Jay Bushman of IndieWire gave the episode a "C+" grade and wrote, "Last year, it was the hammer blow that Darlene was Elliot's sister; now we learn that Leon is actually working for Whiterose and the Dark Army. But the surprises are not nearly as effective this time around. On the bright side, this episode brings a sense of relief — having Elliot off by himself for the first half of the season has dulled the forward momentum of the storytelling, and while it continues to use pyrotechnics to distract from that, that strategy is wearing thin." Genevieve Koski of Vulture gave the episode a 4 star rating out of 5 and wrote, "The final, slightly off-center shot of Elliot staring vacuously into the camera and asking if he and the audience can 'shake' on a new trust is entirely Esmail, and that still means something. Like Elliot, Esmail has too much courage, which can lead to errors in judgment. But, by God, the courage is something to watch."
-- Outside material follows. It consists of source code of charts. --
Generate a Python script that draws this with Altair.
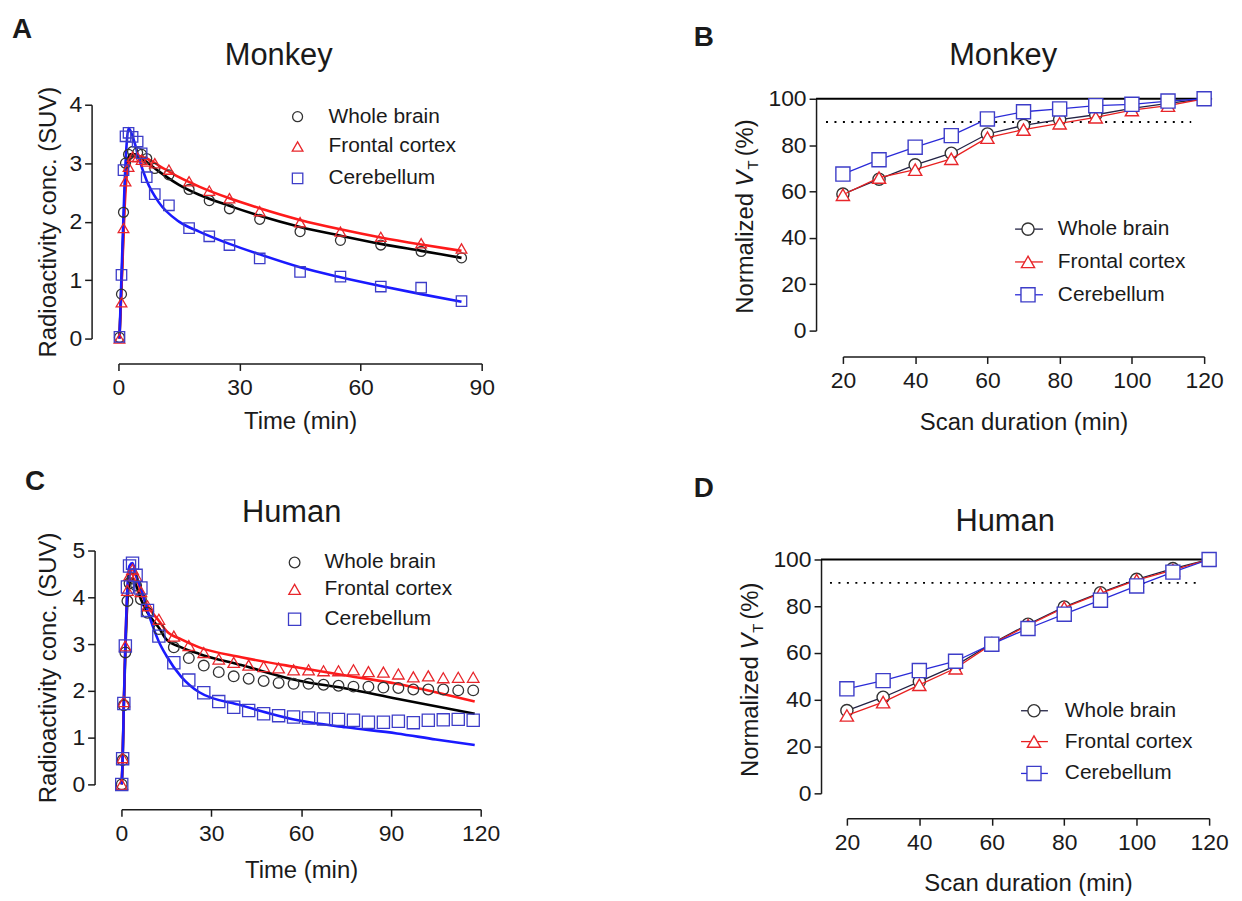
import altair as alt
import pandas as pd

FONT = "Liberation Sans"
INK = "#1a1a1a"

SERIES = ["Whole brain", "Frontal cortex", "Cerebellum"]
FIT_COLORS = ["#000000", "#ff1a1a", "#1a1aff"]
MARK_COLORS = ["#333333", "#e8262b", "#3d3dc8"]
LINE_COLORS = ["#222244", "#e82020", "#2a2ad8"]
SHAPES = ["circle", "triangle-up", "square"]

# ---------------- Panel A : Monkey, time-activity (SUV) ----------------
A_TIME = [0.25, 0.75, 1.25, 1.75, 2.5, 3.5, 4.75, 5.75, 7, 9, 12.5, 17.5, 22.5, 27.5, 35, 45, 55, 65, 75, 85]
A_WB = [0.02, 0.76, 2.16, 3.0, 3.15, 3.2, 3.18, 3.15, 3.08, 2.91, 2.8, 2.55, 2.36, 2.22, 2.04, 1.83, 1.68, 1.6, 1.49, 1.38]
A_FC = [0.0, 0.62, 1.89, 2.69, 2.94, 3.11, 3.1, 3.06, 3.03, 3.0, 2.89, 2.69, 2.53, 2.4, 2.18, 1.99, 1.83, 1.74, 1.63, 1.54]
A_CB = [0.03, 1.09, 2.88, 3.46, 3.52, 3.45, 3.37, 3.17, 2.76, 2.47, 2.28, 1.89, 1.75, 1.6, 1.37, 1.14, 1.06, 0.89, 0.87, 0.64]
A_FIT_TIME = [0.25, 1, 1.5, 2, 2.5, 3, 4, 5, 7, 10, 15, 20, 27.5, 35, 45, 55, 65, 75, 85]
A_FIT_WB = [0.0, 1.4, 2.4, 2.95, 3.1, 3.15, 3.15, 3.12, 3.02, 2.86, 2.63, 2.46, 2.27, 2.1, 1.91, 1.76, 1.62, 1.5, 1.38]
A_FIT_FC = [0.0, 1.3, 2.2, 2.75, 2.98, 3.08, 3.12, 3.12, 3.08, 2.96, 2.76, 2.6, 2.4, 2.23, 2.03, 1.87, 1.73, 1.61, 1.5]
A_FIT_CB = [0.0, 1.6, 2.6, 3.3, 3.6, 3.55, 3.35, 3.1, 2.7, 2.33, 2.0, 1.83, 1.62, 1.44, 1.22, 1.05, 0.9, 0.76, 0.63]

# ---------------- Panel C : Human, time-activity (SUV) ----------------
C_TIME = [0.1, 0.4, 0.8, 1.3, 2.0, 2.7, 3.7, 4.9, 6.5, 8.7, 12.5, 17.5, 22.5, 27.5, 32.5, 37.5,
          42.5, 47.5, 52.5, 57.5, 62.5, 67.5, 72.5, 77.5, 82.5, 87.5, 92.5, 97.5, 102.5, 107.5, 112.5, 117.5]
C_WB = [0.0, 0.52, 1.69, 2.82, 3.92, 4.3, 4.4, 4.25, 3.96, 3.67, 3.32, 2.93, 2.7, 2.54, 2.4, 2.31,
        2.26, 2.21, 2.17, 2.15, 2.15, 2.13, 2.11, 2.09, 2.09, 2.07, 2.06, 2.03, 2.03, 2.03, 2.01, 2.01]
C_FC = [0.0, 0.57, 1.77, 2.96, 4.15, 4.47, 4.6, 4.45, 4.12, 3.82, 3.53, 3.17, 2.97, 2.82, 2.68, 2.61,
        2.55, 2.52, 2.49, 2.45, 2.45, 2.43, 2.43, 2.45, 2.41, 2.4, 2.36, 2.3, 2.32, 2.28, 2.29, 2.29]
C_CB = [0.0, 0.55, 1.73, 2.96, 4.22, 4.67, 4.73, 4.47, 4.2, 3.72, 3.17, 2.6, 2.23, 1.96, 1.77, 1.65,
        1.58, 1.51, 1.47, 1.44, 1.42, 1.4, 1.39, 1.37, 1.33, 1.33, 1.35, 1.32, 1.37, 1.38, 1.39, 1.37]
C_FIT_TIME = [0.1, 0.4, 0.8, 1.3, 2.0, 2.7, 3.7, 4.9, 6.5, 8.7, 12.5, 15, 20, 26, 40, 59, 75, 92, 105, 118]
C_FIT_WB = [0.0, 0.52, 1.69, 2.82, 3.92, 4.3, 4.4, 4.25, 3.96, 3.67, 3.35, 3.1, 2.93, 2.79, 2.55, 2.22, 2.05, 1.83, 1.67, 1.51]
C_FIT_FC = [0.0, 0.57, 1.77, 2.96, 4.15, 4.47, 4.6, 4.45, 4.12, 3.82, 3.5, 3.28, 3.1, 2.93, 2.72, 2.5, 2.33, 2.15, 1.97, 1.77]
C_FIT_CB = [0.0, 0.55, 1.73, 2.96, 4.22, 4.67, 4.73, 4.47, 4.2, 3.72, 3.05, 2.75, 2.3, 1.97, 1.69, 1.37, 1.22, 1.09, 0.96, 0.84]

# ---------------- Panels B / D : normalized VT vs scan duration ----------------
DURATION = [20, 30, 40, 50, 60, 70, 80, 90, 100, 110, 120]
B_WB = [58.9, 65.3, 71.5, 76.5, 84.8, 88.5, 91.0, 93.1, 95.8, 98.0, 100]
B_FC = [58.6, 66.0, 69.4, 74.1, 83.2, 86.7, 89.4, 92.0, 95.1, 97.0, 100]
B_CB = [67.5, 73.7, 79.1, 84.1, 91.3, 94.4, 95.6, 97.0, 97.6, 99.0, 100]
D_WB = [35.4, 41.1, 47.8, 54.6, 64.1, 72.3, 79.7, 85.8, 91.5, 96.1, 100]
D_FC = [33.3, 39.0, 46.4, 53.5, 63.8, 71.9, 79.4, 85.5, 91.2, 95.5, 100]
D_CB = [44.7, 48.2, 52.5, 56.5, 63.8, 70.5, 76.6, 82.6, 88.7, 94.6, 100]
REF_FULL = [100]
REF_90 = [90]

TICKS_A_X = [0, 30, 60, 90]
TICKS_A_Y = [0, 1, 2, 3, 4]
TICKS_C_X = [0, 30, 60, 90, 120]
TICKS_C_Y = [0, 1, 2, 3, 4, 5]
TICKS_BD_X = [20, 40, 60, 80, 100, 120]
TICKS_BD_Y = [0, 20, 40, 60, 80, 100]

W = 368
H = 244
NO_FRAME = alt.ViewBackground(stroke="transparent", strokeWidth=0, strokeOpacity=0)

# Arial / Liberation Sans advance widths (per 1000 em)
CW = {" ": 278, "(": 333, ")": 333, "%": 889, "N": 722, "o": 556, "r": 333, "m": 833,
      "a": 556, "l": 222, "i": 222, "z": 500, "e": 556, "d": 556, "V": 667, "T": 611}


def tw(s, size):
    return sum(CW.get(c, 556) for c in s) * size / 1000.0


def long_df(times, vals_list):
    rows = []
    for name, vals in zip(SERIES, vals_list):
        for t, v in zip(times, vals):
            rows.append({"t": t, "v": v, "series": name})
    return pd.DataFrame(rows)


def axis(ticks, offset, title, title_pad, label_pad=6):
    return alt.Axis(values=ticks, offset=offset, title=title, format="d",
                    tickSize=7, tickWidth=1.5, domainWidth=1.5,
                    domainColor=INK, tickColor=INK, labelFont=FONT,
                    labelFontSize=23, labelColor=INK, labelPadding=label_pad,
                    labelFlush=False, labelOverlap=False, titleFont=FONT,
                    titleFontSize=24, titleFontWeight="normal", titleColor=INK,
                    titlePadding=title_pad, grid=False)


def make_x(domain, rng, ticks, offset, title, title_pad):
    return alt.X("t:Q", scale=alt.Scale(domain=domain, range=rng, nice=False, zero=False),
                 axis=axis(ticks, offset, title, title_pad, 6))


def make_y(domain, rng, ticks, offset, title, title_pad):
    return alt.Y("v:Q", scale=alt.Scale(domain=domain, range=rng, nice=False, zero=False),
                 axis=axis(ticks, offset, title, title_pad, 3))


def text_layer(txt, x, y, size, bold=False, italic=False, align="left",
               baseline="alphabetic", angle=0, color=INK):
    mk = dict(font=FONT, fontSize=size, align=align, baseline=baseline, color=color)
    if bold:
        mk["fontWeight"] = "bold"
    if italic:
        mk["fontStyle"] = "italic"
    if angle:
        mk["angle"] = angle
    return alt.Chart(pd.DataFrame({"label": [txt]})).mark_text(**mk).encode(
        x=alt.value(x), y=alt.value(y), text="label:N")


def legend_layers(sym_x, txt_x, ys, sizes, with_line=False, line_x=(0, 0)):
    layers = []
    for i, name in enumerate(SERIES):
        one = alt.Chart(pd.DataFrame({"label": [name]}))
        if with_line:
            layers.append(one.mark_rule(color=LINE_COLORS[i], strokeWidth=1.3).encode(
                x=alt.value(line_x[0]), x2=alt.value(line_x[1]), y=alt.value(ys[i])))
            layers.append(one.mark_point(shape=SHAPES[i], size=sizes[i], filled=True,
                                         fill="white", stroke=MARK_COLORS[i],
                                         strokeWidth=1.4, opacity=1).encode(
                x=alt.value(sym_x), y=alt.value(ys[i])))
        else:
            layers.append(one.mark_point(shape=SHAPES[i], size=sizes[i], filled=False,
                                         color=MARK_COLORS[i], strokeWidth=1.3,
                                         opacity=1).encode(
                x=alt.value(sym_x), y=alt.value(ys[i])))
        layers.append(one.mark_text(font=FONT, fontSize=21, align="left",
                                    baseline="middle", color=INK).encode(
            x=alt.value(txt_x), y=alt.value(ys[i]), text="label:N"))
    return layers


def tac_panel(times, vals, fit_t, fits, X, Y, sizes, title, title_xy, letter, letter_xy,
              leg):
    pts = long_df(times, vals)
    fdf = long_df(fit_t, fits)
    layers = []
    for i, name in enumerate(SERIES):
        layers.append(alt.Chart(fdf[fdf.series == name]).mark_line(
            color=FIT_COLORS[i], strokeWidth=2.6, interpolate="monotone").encode(x=X, y=Y))
    for i, name in enumerate(SERIES):
        layers.append(alt.Chart(pts[pts.series == name]).mark_point(
            shape=SHAPES[i], size=sizes[i], filled=False, color=MARK_COLORS[i],
            strokeWidth=1.3, opacity=1).encode(x=X, y=Y))
    layers += legend_layers(leg[0], leg[1], leg[2], sizes)
    layers.append(text_layer(title, title_xy[0], title_xy[1], 31, align="center"))
    layers.append(text_layer(letter, letter_xy[0], letter_xy[1], 28, bold=True))
    return alt.layer(*layers).properties(width=W, height=H, view=NO_FRAME)


def vt_title_layers(x, yc, size=24, sub=15, gap=5):
    parts = ["Normalized ", "V", "T", " (%)"]
    lens = [tw(parts[0], size), tw("V", size), tw("T", sub) + gap, tw(parts[3], size)]
    total = sum(lens)
    y0 = yc + total / 2.0
    out = [text_layer(parts[0], x, y0, size, baseline="middle", angle=270),
           text_layer("V", x, y0 - lens[0], size, italic=True, baseline="middle", angle=270),
           text_layer("T", x + 7, y0 - lens[0] - lens[1] - 1, sub, baseline="middle", angle=270),
           text_layer(parts[3], x, y0 - lens[0] - lens[1] - lens[2], size,
                      baseline="middle", angle=270)]
    return out


def vt_panel(vals, X, Y, yc, title, title_xy, letter, letter_xy, leg, ref_x, dot_x, ytitle_x):
    df = long_df(DURATION, vals)
    sizes = [150, 175, 200]
    layers = []
    layers.append(alt.Chart(pd.DataFrame({"v": REF_FULL})).mark_rule(
        color="#000000", strokeWidth=2).encode(
        y=Y, x=alt.value(ref_x[0]), x2=alt.value(ref_x[1])))
    layers.append(alt.Chart(pd.DataFrame({"v": REF_90})).mark_rule(
        color="#000000", strokeWidth=2, strokeDash=[2, 6.5]).encode(
        y=Y, x=alt.value(dot_x[0]), x2=alt.value(dot_x[1])))
    for i, name in enumerate(SERIES):
        sub = df[df.series == name]
        layers.append(alt.Chart(sub).mark_line(color=LINE_COLORS[i], strokeWidth=1.3).encode(
            x=X, y=Y))
        layers.append(alt.Chart(sub).mark_point(
            shape=SHAPES[i], size=sizes[i], filled=True, fill="white",
            stroke=MARK_COLORS[i], strokeWidth=1.4, opacity=1).encode(x=X, y=Y))
    layers += legend_layers(leg[0], leg[1], leg[2], sizes, with_line=True, line_x=leg[3])
    layers += vt_title_layers(ytitle_x, yc)
    layers.append(text_layer(title, title_xy[0], title_xy[1], 31, align="center"))
    layers.append(text_layer(letter, letter_xy[0], letter_xy[1], 28, bold=True))
    return alt.layer(*layers).properties(width=W, height=H, view=NO_FRAME)


# ---- Panel A ----
XA = make_x([0, 90], [0, 365], TICKS_A_X, 22, "Time (min)", 10)
YA = make_y([0, 4], [241, 6], TICKS_A_Y, 27, "Radioactivity conc. (SUV)", 8)
panel_a = tac_panel(A_TIME, [A_WB, A_FC, A_CB], A_FIT_TIME, [A_FIT_WB, A_FIT_FC, A_FIT_CB],
                    XA, YA, [100, 115, 110], "Monkey", (161, -34), "A", (-107, -61),
                    (180, 211, [18, 48, 80]))

# ---- Panel C ----
XC = make_x([0, 120], [3, 364], TICKS_C_X, 16, "Time (min)", 14)
YC = make_y([0, 5], [235, 0], TICKS_C_Y, 24, "Radioactivity conc. (SUV)", 11)
panel_c = tac_panel(C_TIME, [C_WB, C_FC, C_CB], C_FIT_TIME, [C_FIT_WB, C_FIT_FC, C_FIT_CB],
                    XC, YC, [115, 135, 150], "Human", (174, -29), "C", (-94, -61),
                    (177, 207, [12, 39, 69]))

# ---- Panel B ----
XB = make_x([20, 120], [0, 363], TICKS_BD_X, 15, "Scan duration (min)", 18)
YB = make_y([0, 100], [233, 0], TICKS_BD_Y, 27, "", 0)
panel_b = vt_panel([B_WB, B_FC, B_CB], XB, YB, 115, "Monkey", (161, -34), "B", (-150, -53),
                   (186, 216, [131, 164, 197], (173, 201)), (-27, 371), (-17, 350), -97)

# ---- Panel D ----
XD = make_x([20, 120], [4, 368], TICKS_BD_X, 25, "Scan duration (min)", 18)
YD = make_y([0, 100], [244, 9], TICKS_BD_Y, 22, "", 0)
panel_d = vt_panel([D_WB, D_FC, D_CB], XD, YD, 126.5, "Human", (163, -20), "D", (-150, -54),
                   (192, 223, [161, 192, 224], (179, 206)), (-22, 371), (-13, 355), -92)

chart = alt.concat(panel_a, panel_b, panel_c, panel_d, columns=2,
                   spacing={"row": 210, "column": 360}, bounds="flush").properties(
    padding={"left": 4, "top": 6, "right": 5, "bottom": 5}
).configure_view(stroke="transparent", strokeWidth=0, strokeOpacity=0).configure(
    font=FONT, background="white")

chart.save("out.html", embed_options={"renderer": "svg", "actions": False})
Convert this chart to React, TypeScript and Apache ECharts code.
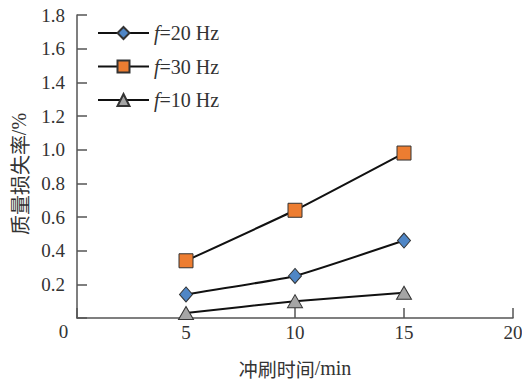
import React, { useEffect, useRef } from "react";
import * as echarts from "echarts";

const times = [5, 10, 15];
const f20 = [0.14, 0.25, 0.46];
const f30 = [0.34, 0.64, 0.98];
const f10 = [0.03, 0.1, 0.15];
const seriesNames = ["f=20 Hz", "f=30 Hz", "f=10 Hz"];

const serif = "Liberation Serif";
const cjk = "Noto Sans CJK SC";
const ink = "#333";

export default function App() {
  const ref = useRef<HTMLDivElement>(null);

  useEffect(() => {
    if (!ref.current) return;
    const chart = echarts.init(ref.current, null, { renderer: "svg" });
    const pairs = (ys: number[]) => times.map((t, i) => [t, ys[i]]);
    const lineStyle = { color: "#111", width: 2 };
    const mk = (name: string, ys: number[], symbol: string, size: any, color: string) => ({
      name,
      type: "line",
      data: pairs(ys),
      symbol,
      symbolSize: size,
      smooth: 0.12,
      lineStyle,
      itemStyle: { color, borderColor: "#333", borderWidth: 1 },
      z: 3,
    });

    chart.setOption({
      animation: false,
      backgroundColor: "#fff",
      grid: { left: 77, right: 9, top: 15, bottom: 63, outerBoundsMode: "none", containLabel: false },
      legend: {
        orient: "vertical",
        left: 97,
        top: 23,
        padding: 0,
        itemWidth: 51,
        itemHeight: 15,
        itemGap: 13.5,
        data: seriesNames,
        formatter: (n: string) => "{i|f}{t|" + n.slice(1) + "}",
        textStyle: {
          fontFamily: serif,
          fontSize: 20,
          lineHeight: 20,
          color: ink,
          rich: {
            i: { fontFamily: serif, fontStyle: "italic", fontSize: 20, lineHeight: 20, color: ink },
            t: { fontFamily: serif, fontSize: 20, lineHeight: 20, color: ink },
          },
        },
      },
      xAxis: {
        type: "value",
        min: 0,
        max: 20,
        interval: 5,
        name: "{c|冲刷时间}{l|/min}",
        nameLocation: "middle",
        nameGap: 40,
        nameTextStyle: {
          color: ink,
          rich: {
            c: { fontFamily: cjk, fontSize: 19, color: ink },
            l: { fontFamily: serif, fontSize: 20, color: ink },
          },
        },
        axisLine: { lineStyle: { color: "#555", width: 1.5 } },
        axisTick: { inside: true, length: 10, lineStyle: { color: "#555", width: 1.5 } },
        axisLabel: {
          margin: 5,
          fontFamily: serif,
          fontSize: 19,
          color: ink,
          formatter: (v: number) => (v === 0 ? "" : String(v)),
        },
        splitLine: { show: false },
      },
      yAxis: {
        type: "value",
        min: 0,
        max: 1.8,
        interval: 0.2,
        axisLine: { show: true, lineStyle: { color: "#555", width: 1.5 } },
        axisTick: { show: true, inside: true, length: 10, lineStyle: { color: "#555", width: 1.5 } },
        axisLabel: {
          margin: 12,
          fontFamily: serif,
          fontSize: 19,
          color: ink,
          formatter: (v: number) => (v === 0 ? "" : v.toFixed(1)),
        },
        splitLine: { show: false },
      },
      graphic: [
        {
          type: "text",
          x: 63.5,
          y: 331,
          style: {
            text: "0",
            fontFamily: serif,
            fontSize: 19,
            fill: ink,
            align: "center",
            verticalAlign: "middle",
          },
        },
        {
          type: "text",
          x: 19,
          y: 174,
          rotation: Math.PI / 2,
          style: {
            text: "{c|质量损失率}{l|/%}",
            align: "center",
            verticalAlign: "middle",
            fill: ink,
            rich: {
              c: { fontFamily: cjk, fontSize: 20, fill: ink },
              l: { fontFamily: serif, fontSize: 20, fill: ink },
            },
          },
        },
      ],
      series: [
        mk(seriesNames[0], f20, "diamond", [13, 15], "#4f86c6"),
        mk(seriesNames[1], f30, "rect", 14, "#ed7d31"),
        mk(seriesNames[2], f10, "triangle", [15, 13], "#a5a5a5"),
      ],
    });
    return () => chart.dispose();
  }, []);

  return <div ref={ref} style={{ width: 522, height: 381, position: "absolute", left: 0, top: 0 }} />;
}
Alec Bojalad of Den of Geek gave the episode a 4.5 star rating out of 5 and wrote, "'Handshake' is the first episode of Mr. Robot to force me to step back and take stock of the 'villains' presented thus far. And upon examination, they're more varied and fascinating that I had realized. Mr. Robot exists in a morally gray universe. This does not make it unique amongst television shows or even reality itself. What's interesting, however, is every character's dogged belief that they, themselves are heroes... despite all evidence to the contrary." Caralynn Lippo of TV Fanatic gave the episode a 4.25 star rating out of 5 and wrote, "I can't say that I'm surprised by the twist revealed in the closing moments of [the episode]. There have been many hints towards that end all season. That said, I do think that the twist was revealed perfectly – once again proving that it's the execution, not the twist itself, which keeps us all tuned in to this series."